“Reverse dieting?” When I first heard those two words next to each other, I genuinely thought someone was having me on. We are so accustomed to hearing about all these ‘diets’ and most of the time, we associate ‘diet’ with shedding unwanted fat or by emarking on a lifestyle which emphasises eating of certain foods, or food groups, and restricting others. The concept of reversing a diet seemed absurd to me. But, reverse dieting over the past 6 months has shown me what amazing things our bodies can do!
Having dieted for more than 20 weeks on a very calorie restricted diet with long periods of cardio and weight training, my metabolism and hormones were not where they should be. There is plenty to read online about ‘getting competition ready’, with numerous hints, tips and viewpoints. There is very little information however, about afterwards. Afterwards, in my opinion, is 100 times harder than the preparation. You have met your goal, you have had all the hype, you’ve eaten whatever food you were craving….now what?

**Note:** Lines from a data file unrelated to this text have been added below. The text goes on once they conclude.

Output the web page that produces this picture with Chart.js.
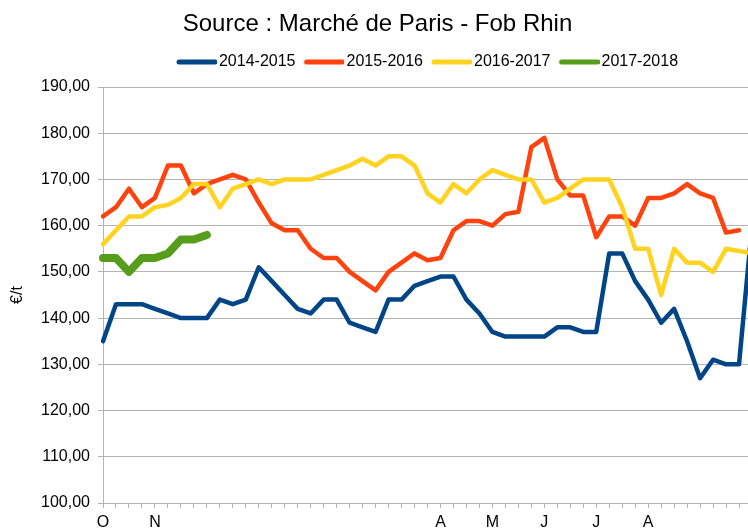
<!DOCTYPE html>
<html>
<head>
<meta charset="utf-8">
<script src="https://cdn.jsdelivr.net/npm/chart.js@4.4.1/dist/chart.umd.min.js"></script>
<style>
html,body{margin:0;padding:0;overflow:hidden;background:#ffffff;width:748px;height:532px}
#wrap{position:absolute;left:0;top:0;width:757px;height:532px}
</style>
</head>
<body>
<div id="wrap"><canvas id="c" width="757" height="532"></canvas></div>
<script>
const titleText = 'Source : Marché de Paris - Fob Rhin';
const yAxisTitle = '€/t';
const seriesNames = ['2014-2015', '2015-2016', '2016-2017', '2017-2018'];

// weekly categories, month initials where the axis shows them
const categories = [
  'O', '', '', '', 'N', '', '', '', '', '',
  '', '', '', '', '', '', '', '', '', '',
  '', '', '', '', '', '', 'A', '', '', '',
  'M', '', '', '', 'J', '', '', '', 'J', '',
  '', '', 'A', '', '', '', '', '', '', '',
  ''
];

const values2014 = [135, 143, 143, 143, 142, 141, 140, 140, 140, 144,
  143, 144, 151, 148, 145, 142, 141, 144, 144, 139,
  138, 137, 144, 144, 147, 148, 149, 149, 144, 141,
  137, 136, 136, 136, 136, 138, 138, 137, 137, 154,
  154, 148, 144, 139, 142, 135, 127, 131, 130, 130,
  160];
const values2015 = [162, 164, 168, 164, 166, 173, 173, 167, 169, 170,
  171, 170, 165, 160.5, 159, 159, 155, 153, 153, 150,
  148, 146, 150, 152, 154, 152.5, 153, 159, 161, 161,
  160, 162.5, 163, 177, 179, 170, 166.5, 166.5, 157.5, 162,
  162, 160, 166, 166, 167, 169, 167, 166, 158.5, 159];
const values2016 = [156, 159, 162, 162, 164, 164.5, 166, 169, 169, 164,
  168, 169, 170, 169, 170, 170, 170, 171, 172, 173,
  174.5, 173, 175, 175, 173, 167, 165, 169, 167, 170,
  172, 171, 170, 170, 165, 166, 168, 170, 170, 170,
  164, 155, 155, 145, 155, 152, 152, 150, 155, 154.5,
  154];
const values2017 = [153, 153, 150, 153, 153, 154, 157, 157, 158];

const yMin = 100, yMax = 190, yStep = 10;

const seriesColors = ['#004586', '#ff420e', '#ffd320', '#579d1c'];
const seriesWidths = [4.5, 4.5, 4.5, 8];
const seriesOrder = [3, 2, 1, 0];
const FONT = "'Liberation Sans', Arial, sans-serif";

const allValues = [values2014, values2015, values2016, values2017];

const datasets = allValues.map((vals, k) => ({
  label: seriesNames[k],
  data: vals,
  borderColor: seriesColors[k],
  backgroundColor: seriesColors[k],
  borderWidth: seriesWidths[k],
  pointRadius: 0,
  pointHoverRadius: 0,
  tension: 0,
  fill: false,
  borderJoinStyle: 'round',
  borderCapStyle: 'round',
  order: seriesOrder[k]
}));

// legend line sample: a short thick line drawn on a small canvas
function legendSwatch(color) {
  const cv = document.createElement('canvas');
  cv.width = 46; cv.height = 6;
  const g = cv.getContext('2d');
  g.fillStyle = color;
  g.beginPath();
  g.moveTo(8, 0.5); g.lineTo(44, 0.5);
  g.arc(44, 3, 2.5, -Math.PI / 2, Math.PI / 2);
  g.lineTo(8, 5.5);
  g.arc(8, 3, 2.5, Math.PI / 2, Math.PI * 1.5);
  g.fill();
  return cv;
}
const swatches = seriesColors.map(legendSwatch);

// small empty layout box that keeps a gap between the legend and the plot
const legendGap = {
  id: 'legendGap',
  beforeInit(chart) {
    const box = {
      position: 'top', weight: 100, fullSize: false,
      options: {},
      left: 0, top: 0, right: 0, bottom: 0, width: 0, height: 0,
      update(maxWidth) { this.width = maxWidth; this.height = 7; },
      isHorizontal() { return true; },
      getPadding() { return { left: 0, right: 0, top: 0, bottom: 0 }; },
      draw() {}
    };
    Chart.layouts.addBox(chart, box);
  }
};

new Chart(document.getElementById('c'), {
  type: 'line',
  data: { labels: categories, datasets: datasets },
  plugins: [legendGap],
  options: {
    responsive: false,
    animation: false,
    devicePixelRatio: 1,
    layout: { padding: { left: 0, right: 2, top: 0, bottom: 0 } },
    plugins: {
      tooltip: { enabled: false },
      title: {
        display: true,
        text: titleText,
        color: '#000000',
        font: { family: FONT, size: 24, weight: 'normal' },
        padding: { top: 9.6, bottom: 6.6 }
      },
      legend: {
        display: true,
        position: 'top',
        fullSize: false,
        labels: {
          usePointStyle: true,
          pointStyleWidth: 34,
          boxWidth: 34,
          boxHeight: 16,
          padding: 9,
          color: '#000000',
          font: { family: FONT, size: 16 },
          generateLabels: (chart) => chart.data.datasets.map((ds, i) => ({
            text: ds.label,
            fillStyle: ds.borderColor,
            strokeStyle: 'rgba(0,0,0,0)',
            lineWidth: 0,
            pointStyle: swatches[i],
            hidden: false,
            datasetIndex: i
          }))
        }
      }
    },
    scales: {
      x: {
        type: 'category',
        offset: false,
        ticks: {
          autoSkip: false, maxRotation: 0, minRotation: 0,
          color: '#000000', font: { family: FONT, size: 16 }, padding: 5
        },
        grid: { drawOnChartArea: false, drawTicks: true, tickLength: 5, color: '#b3b3b3' },
        border: { color: '#b3b3b3' },
        afterFit: (s) => { s.height = 29; }
      },
      y: {
        min: yMin, max: yMax,
        ticks: {
          stepSize: yStep,
          color: '#000000', font: { family: FONT, size: 16 }, padding: 8,
          callback: (v) => Number(v).toFixed(2).replace('.', ',')
        },
        grid: { color: '#b3b3b3', tickLength: 5, lineWidth: 1 },
        border: { color: '#b3b3b3' },
        title: {
          display: true, text: yAxisTitle, color: '#000000',
          font: { family: FONT, size: 16 }, padding: { top: 8, bottom: 0 }
        },
        afterFit: (s) => { s.width = 103; }
      }
    }
  }
});
</script>
</body>
</html>
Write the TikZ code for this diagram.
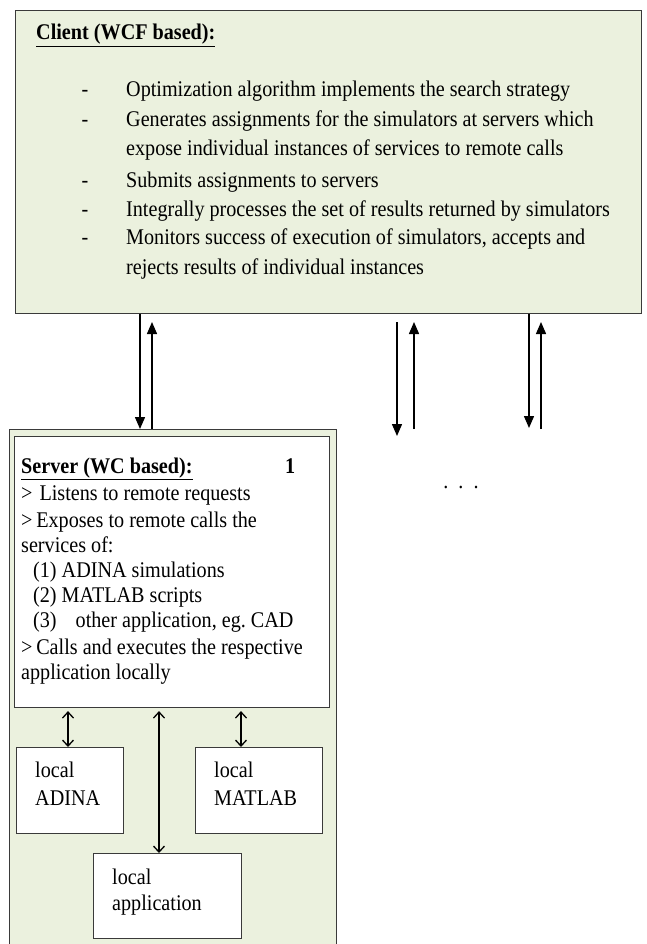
\documentclass[tikz,border=0pt]{standalone}
\usepackage{fontspec}
\setmainfont[FakeStretch=0.9]{Liberation Serif}
\usetikzlibrary{arrows.meta}
\definecolor{boxgreen}{HTML}{EBF1DE}
\definecolor{boxline}{HTML}{3A3A3A}
\frenchspacing

\begin{document}
\begin{tikzpicture}[x=1pt,y=-1pt,
  greenbox/.style={draw=boxline,fill=boxgreen,line width=1.3pt,anchor=north west,inner sep=0pt},
  whitebox/.style={draw=boxline,fill=white,line width=1.1pt,anchor=north west,inner sep=0pt},
  txt/.style={anchor=base west,inner sep=0pt,font=\fontsize{22.4}{26}\selectfont},
  link/.style={line width=1.4pt,-{Triangle[length=12pt,width=10pt]}},
  dbl/.style={line width=1.3pt,{Straight Barb[length=6pt,width=11pt]}-{Straight Barb[length=6pt,width=11pt]}}]

\clip (0,0) rectangle (646,944);
\fill[white] (0,0) rectangle (646,944);

\node[greenbox,minimum width=626pt,minimum height=303pt] (client) at (15,10) {};
\node[txt] (clienthead) at (36,40) {\underline{\textbf{Client (WCF based):}}};
\foreach \y [count=\i] in {90,120,180,209,237}
  \node[txt,anchor=base] (dash\i) at (85,\y+7) {-};
\foreach \y/\t [count=\i] in {90/{Optimization algorithm implements the search strategy},
  120/{Generates assignments for the simulators at servers which},
  149/{expose individual instances of services to remote calls},
  180/{Submits assignments to servers},
  209/{Integrally processes the set of results returned by simulators},
  237/{Monitors success of execution of simulators, accepts and},
  267/{rejects results of individual instances}}
  \node[txt] (cl\i) at (126,\y+7) {\t};

\node[greenbox,minimum width=327pt,minimum height=530pt] (serverbg) at (9,429) {};
\node[whitebox,minimum width=315pt,minimum height=271pt] (server) at (14,436) {};
\node[txt] (serverhead) at (21,473) {\underline{\textbf{Server (WC based):}}};
\node[txt] (servernum) at (285,473) {\textbf{1}};
\foreach \x/\y/\t [count=\i] in {21/493/{>\hspace{7pt}Listens to remote requests},
  21/520/{>\,Exposes to remote calls the},
  21/545/{services of:},
  33/570/{(1) ADINA simulations},
  33/595/{(2) MATLAB scripts},
  33/620/{(3)\hspace{19pt}other application, eg. CAD},
  21/647/{>\,Calls and executes the respective},
  21/672/{application locally}}
  \node[txt] (sl\i) at (\x,\y+7) {\t};

\node[whitebox,minimum width=107pt,minimum height=86pt] (adina) at (16,747) {};
\node[whitebox,minimum width=127pt,minimum height=86pt] (matlab) at (195,747) {};
\node[whitebox,minimum width=148pt,minimum height=85pt] (app) at (93,853) {};
\node[txt] (adina1) at (35,777) {local};
\node[txt] (adina2) at (35,805) {ADINA};
\node[txt] (matlab1) at (214,777) {local};
\node[txt] (matlab2) at (214,805) {MATLAB};
\node[txt] (app1) at (112,884) {local};
\node[txt] (app2) at (112,910) {application};

\node[txt,anchor=base] (dots) at (461,488) {.\ \ .\ \ .};

\coordinate (d1) at (140,0);
\coordinate (u1) at (152,322);
\coordinate (d2) at (397,322);
\coordinate (d2e) at (397,436);
\coordinate (u2) at (414,322);
\coordinate (u2s) at (414,429);
\coordinate (d3) at (529,428);
\coordinate (u3) at (541,322);
\coordinate (u3s) at (541,429);
\draw[link] (client.south -| d1) -- (serverbg.north -| d1);
\draw[link] (serverbg.north -| u1) -- (u1);
\draw[link] (d2) -- (d2e);
\draw[link] (u2s) -- (u2);
\draw[link] (client.south -| d3) -- (d3);
\draw[link] (u3s) -- (u3);

\coordinate (ma) at (68,0);
\coordinate (mm) at (241,0);
\coordinate (mp) at (159,0);
\draw[dbl,shorten <=3pt] (server.south -| ma) -- (adina.north -| ma);
\draw[dbl,shorten <=3pt] (server.south -| mm) -- (matlab.north -| mm);
\draw[dbl,shorten <=3pt] (server.south -| mp) -- (app.north -| mp);
\end{tikzpicture}
\end{document}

The morning after my photoshoot, I woke up and felt utterly miserable. I was severely bloated from eating 2 pieces of Cheesecake Factory cheesecake (no mean feat!), chocolate, chips and pizza. I was also lost. What was I meant to eat? What was I meant to train? I felt empty. I had worked so hard for 6 months, focused on my goal. Now what? I fully knew that being as lean as I was, was neither sustainable nor healthy, but I didn’t know what the next step was. Should I eat my peak week diet? Still do all the cardio? After about a week of this uncertainty, with my body ballooning at whatever I fed it, I sought advice, and was introduced to reverse dieting. Reverse dieting is when calories, specifically fats and carbohydrates, are periodically increased, while cardio decreased over a number of weeks. Obviously, in the first few weeks post photoshoot, my calories were still relatively low, with cardio still being relatively high, but there was still a substantial difference between my prep and afterwards. Sticking to a reverse diet at this point is difficult. It does require discipline as it is tempting to eat whatever. This is when I think IIFYM comes into play. Being able to have daily bits and pieces of whatever you fancy already makes you view the reverse diet as different from prep. And the thing is, if you stick to it, it is not only sustainable, but it works. Having a peak week diet of approximately 800 calories per day; I now eat between 1800 and 2050 calories per day. I have visible abs at times; my waist is 4cm smaller than 2 weeks post photoshoot and I weigh about 3lbs more. My whole body composition has changed. I loved the whole process of prep and would definitely do it again, especially having learned so much from my first experience. I just wish I had known about the aftermath before I embarked on my prep. My best advice; ensure someone reverse diets you properly. Be patient and stick to it. Be prepared for the reverse diet to take months, but it is totally worth it. You will be able to eat more and cardio less than you ever have done before.